Given problem
Print nothing but the lines from the start of the listing below through the line that contains "(result) at (81,105)". Do not include the pictures.

########

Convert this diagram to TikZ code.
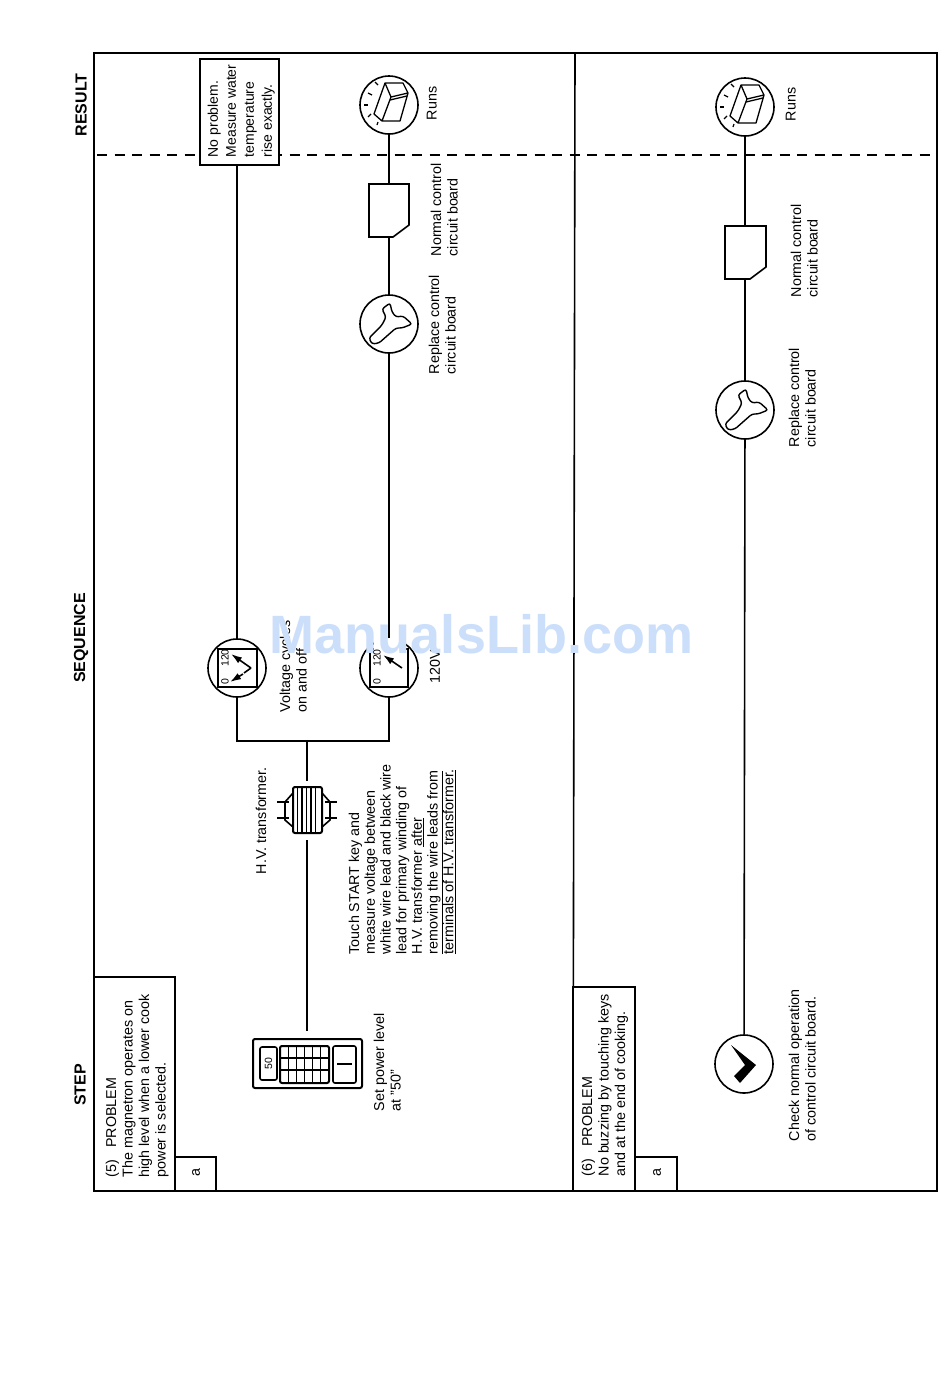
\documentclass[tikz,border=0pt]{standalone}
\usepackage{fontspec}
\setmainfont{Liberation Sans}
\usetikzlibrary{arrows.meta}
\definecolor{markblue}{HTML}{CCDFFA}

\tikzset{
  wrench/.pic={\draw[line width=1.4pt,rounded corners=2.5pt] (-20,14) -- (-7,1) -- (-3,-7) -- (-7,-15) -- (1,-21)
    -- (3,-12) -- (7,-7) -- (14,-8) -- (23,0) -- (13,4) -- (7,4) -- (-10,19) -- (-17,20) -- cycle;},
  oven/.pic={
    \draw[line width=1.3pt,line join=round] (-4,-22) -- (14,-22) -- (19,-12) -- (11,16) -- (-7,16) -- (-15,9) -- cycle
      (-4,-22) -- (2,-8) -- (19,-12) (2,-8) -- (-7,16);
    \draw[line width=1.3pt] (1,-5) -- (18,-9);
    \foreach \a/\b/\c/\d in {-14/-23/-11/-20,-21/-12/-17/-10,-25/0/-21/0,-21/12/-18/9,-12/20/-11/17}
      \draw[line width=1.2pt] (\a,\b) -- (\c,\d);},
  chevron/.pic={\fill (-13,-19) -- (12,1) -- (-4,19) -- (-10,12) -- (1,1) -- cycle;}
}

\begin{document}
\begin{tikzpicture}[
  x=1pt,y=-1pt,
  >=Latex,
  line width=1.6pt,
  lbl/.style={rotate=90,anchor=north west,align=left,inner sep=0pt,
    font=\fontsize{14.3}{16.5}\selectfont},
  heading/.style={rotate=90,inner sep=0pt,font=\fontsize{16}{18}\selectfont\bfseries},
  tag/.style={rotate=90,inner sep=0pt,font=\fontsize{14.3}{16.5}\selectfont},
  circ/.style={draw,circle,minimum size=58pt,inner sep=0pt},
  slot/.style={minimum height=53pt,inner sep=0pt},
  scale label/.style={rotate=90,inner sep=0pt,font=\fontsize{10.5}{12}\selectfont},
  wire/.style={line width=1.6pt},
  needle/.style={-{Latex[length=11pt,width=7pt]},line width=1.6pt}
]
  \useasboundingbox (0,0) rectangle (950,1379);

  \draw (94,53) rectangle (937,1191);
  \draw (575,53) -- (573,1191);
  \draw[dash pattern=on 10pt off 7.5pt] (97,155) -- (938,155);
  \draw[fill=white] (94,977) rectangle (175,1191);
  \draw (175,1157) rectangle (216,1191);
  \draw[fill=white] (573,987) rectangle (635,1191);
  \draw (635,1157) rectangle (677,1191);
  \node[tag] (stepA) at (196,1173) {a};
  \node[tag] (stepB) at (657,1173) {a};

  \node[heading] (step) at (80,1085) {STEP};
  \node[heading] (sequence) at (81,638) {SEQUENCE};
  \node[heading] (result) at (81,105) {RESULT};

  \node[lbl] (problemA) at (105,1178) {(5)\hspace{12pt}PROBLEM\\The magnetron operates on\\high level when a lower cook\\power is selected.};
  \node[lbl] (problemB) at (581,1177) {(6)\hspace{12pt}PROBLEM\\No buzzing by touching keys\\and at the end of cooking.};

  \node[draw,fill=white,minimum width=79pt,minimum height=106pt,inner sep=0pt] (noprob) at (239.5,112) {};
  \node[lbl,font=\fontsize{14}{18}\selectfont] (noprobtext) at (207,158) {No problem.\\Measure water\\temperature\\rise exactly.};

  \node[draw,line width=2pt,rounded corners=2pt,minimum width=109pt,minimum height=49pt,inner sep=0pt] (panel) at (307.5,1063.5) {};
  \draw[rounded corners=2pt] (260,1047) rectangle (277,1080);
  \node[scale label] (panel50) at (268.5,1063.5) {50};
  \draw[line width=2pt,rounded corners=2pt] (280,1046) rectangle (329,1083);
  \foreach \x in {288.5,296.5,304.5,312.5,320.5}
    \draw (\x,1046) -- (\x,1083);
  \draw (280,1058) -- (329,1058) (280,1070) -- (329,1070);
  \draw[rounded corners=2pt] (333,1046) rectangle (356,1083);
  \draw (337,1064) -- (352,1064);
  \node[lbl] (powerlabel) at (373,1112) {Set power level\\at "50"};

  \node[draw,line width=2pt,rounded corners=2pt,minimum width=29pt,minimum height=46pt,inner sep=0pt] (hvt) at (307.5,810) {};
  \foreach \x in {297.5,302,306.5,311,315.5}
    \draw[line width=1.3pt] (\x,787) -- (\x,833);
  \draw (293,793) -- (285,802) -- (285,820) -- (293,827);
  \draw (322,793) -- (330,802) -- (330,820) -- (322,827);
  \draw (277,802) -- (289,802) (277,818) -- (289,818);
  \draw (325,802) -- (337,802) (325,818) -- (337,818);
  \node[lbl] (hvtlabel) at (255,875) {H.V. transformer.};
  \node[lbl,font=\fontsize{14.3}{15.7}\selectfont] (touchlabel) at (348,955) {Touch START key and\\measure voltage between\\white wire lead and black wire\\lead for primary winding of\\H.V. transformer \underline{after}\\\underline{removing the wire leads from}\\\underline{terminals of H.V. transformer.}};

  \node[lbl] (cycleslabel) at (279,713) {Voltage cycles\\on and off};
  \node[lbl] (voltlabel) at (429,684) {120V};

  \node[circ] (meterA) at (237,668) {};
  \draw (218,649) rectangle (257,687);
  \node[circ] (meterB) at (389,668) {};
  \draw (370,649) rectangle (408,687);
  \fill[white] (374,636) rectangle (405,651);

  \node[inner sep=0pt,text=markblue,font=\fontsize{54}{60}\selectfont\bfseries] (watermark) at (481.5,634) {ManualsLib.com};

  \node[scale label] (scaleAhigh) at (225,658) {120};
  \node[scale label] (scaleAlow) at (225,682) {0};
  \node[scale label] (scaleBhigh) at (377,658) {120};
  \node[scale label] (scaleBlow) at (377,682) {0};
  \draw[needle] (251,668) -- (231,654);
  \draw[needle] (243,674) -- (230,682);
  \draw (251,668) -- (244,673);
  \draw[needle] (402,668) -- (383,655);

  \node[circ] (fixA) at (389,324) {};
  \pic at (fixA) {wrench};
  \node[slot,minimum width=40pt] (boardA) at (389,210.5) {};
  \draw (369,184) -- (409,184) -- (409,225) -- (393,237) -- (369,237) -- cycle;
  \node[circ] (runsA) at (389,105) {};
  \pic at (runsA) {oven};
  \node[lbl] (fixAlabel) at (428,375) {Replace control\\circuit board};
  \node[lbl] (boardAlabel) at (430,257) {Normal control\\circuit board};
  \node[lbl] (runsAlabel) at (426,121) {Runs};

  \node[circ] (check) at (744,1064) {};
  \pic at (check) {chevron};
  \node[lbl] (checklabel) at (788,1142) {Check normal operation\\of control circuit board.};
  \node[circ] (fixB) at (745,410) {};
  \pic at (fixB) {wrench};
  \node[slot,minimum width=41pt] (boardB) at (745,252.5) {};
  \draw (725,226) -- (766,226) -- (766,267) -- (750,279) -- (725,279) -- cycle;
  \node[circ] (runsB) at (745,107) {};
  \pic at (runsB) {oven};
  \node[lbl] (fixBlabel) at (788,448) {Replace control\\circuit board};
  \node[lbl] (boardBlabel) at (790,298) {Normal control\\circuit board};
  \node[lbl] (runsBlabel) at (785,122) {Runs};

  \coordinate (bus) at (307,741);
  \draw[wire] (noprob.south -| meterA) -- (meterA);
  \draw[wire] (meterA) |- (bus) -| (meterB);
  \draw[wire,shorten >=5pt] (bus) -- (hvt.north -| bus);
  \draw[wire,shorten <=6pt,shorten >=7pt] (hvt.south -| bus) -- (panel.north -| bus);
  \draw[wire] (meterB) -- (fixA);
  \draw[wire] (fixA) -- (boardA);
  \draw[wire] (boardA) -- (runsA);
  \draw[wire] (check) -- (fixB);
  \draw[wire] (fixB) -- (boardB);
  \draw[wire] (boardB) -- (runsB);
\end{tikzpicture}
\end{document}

########

Solution
Convert this diagram to TikZ code.
\documentclass[tikz,border=0pt]{standalone}
\usepackage{fontspec}
\setmainfont{Liberation Sans}
\usetikzlibrary{arrows.meta}
\definecolor{markblue}{HTML}{CCDFFA}

\tikzset{
  wrench/.pic={\draw[line width=1.4pt,rounded corners=2.5pt] (-20,14) -- (-7,1) -- (-3,-7) -- (-7,-15) -- (1,-21)
    -- (3,-12) -- (7,-7) -- (14,-8) -- (23,0) -- (13,4) -- (7,4) -- (-10,19) -- (-17,20) -- cycle;},
  oven/.pic={
    \draw[line width=1.3pt,line join=round] (-4,-22) -- (14,-22) -- (19,-12) -- (11,16) -- (-7,16) -- (-15,9) -- cycle
      (-4,-22) -- (2,-8) -- (19,-12) (2,-8) -- (-7,16);
    \draw[line width=1.3pt] (1,-5) -- (18,-9);
    \foreach \a/\b/\c/\d in {-14/-23/-11/-20,-21/-12/-17/-10,-25/0/-21/0,-21/12/-18/9,-12/20/-11/17}
      \draw[line width=1.2pt] (\a,\b) -- (\c,\d);},
  chevron/.pic={\fill (-13,-19) -- (12,1) -- (-4,19) -- (-10,12) -- (1,1) -- cycle;}
}

\begin{document}
\begin{tikzpicture}[
  x=1pt,y=-1pt,
  >=Latex,
  line width=1.6pt,
  lbl/.style={rotate=90,anchor=north west,align=left,inner sep=0pt,
    font=\fontsize{14.3}{16.5}\selectfont},
  heading/.style={rotate=90,inner sep=0pt,font=\fontsize{16}{18}\selectfont\bfseries},
  tag/.style={rotate=90,inner sep=0pt,font=\fontsize{14.3}{16.5}\selectfont},
  circ/.style={draw,circle,minimum size=58pt,inner sep=0pt},
  slot/.style={minimum height=53pt,inner sep=0pt},
  scale label/.style={rotate=90,inner sep=0pt,font=\fontsize{10.5}{12}\selectfont},
  wire/.style={line width=1.6pt},
  needle/.style={-{Latex[length=11pt,width=7pt]},line width=1.6pt}
]
  \useasboundingbox (0,0) rectangle (950,1379);

  \draw (94,53) rectangle (937,1191);
  \draw (575,53) -- (573,1191);
  \draw[dash pattern=on 10pt off 7.5pt] (97,155) -- (938,155);
  \draw[fill=white] (94,977) rectangle (175,1191);
  \draw (175,1157) rectangle (216,1191);
  \draw[fill=white] (573,987) rectangle (635,1191);
  \draw (635,1157) rectangle (677,1191);
  \node[tag] (stepA) at (196,1173) {a};
  \node[tag] (stepB) at (657,1173) {a};

  \node[heading] (step) at (80,1085) {STEP};
  \node[heading] (sequence) at (81,638) {SEQUENCE};
  \node[heading] (result) at (81,105) {RESULT};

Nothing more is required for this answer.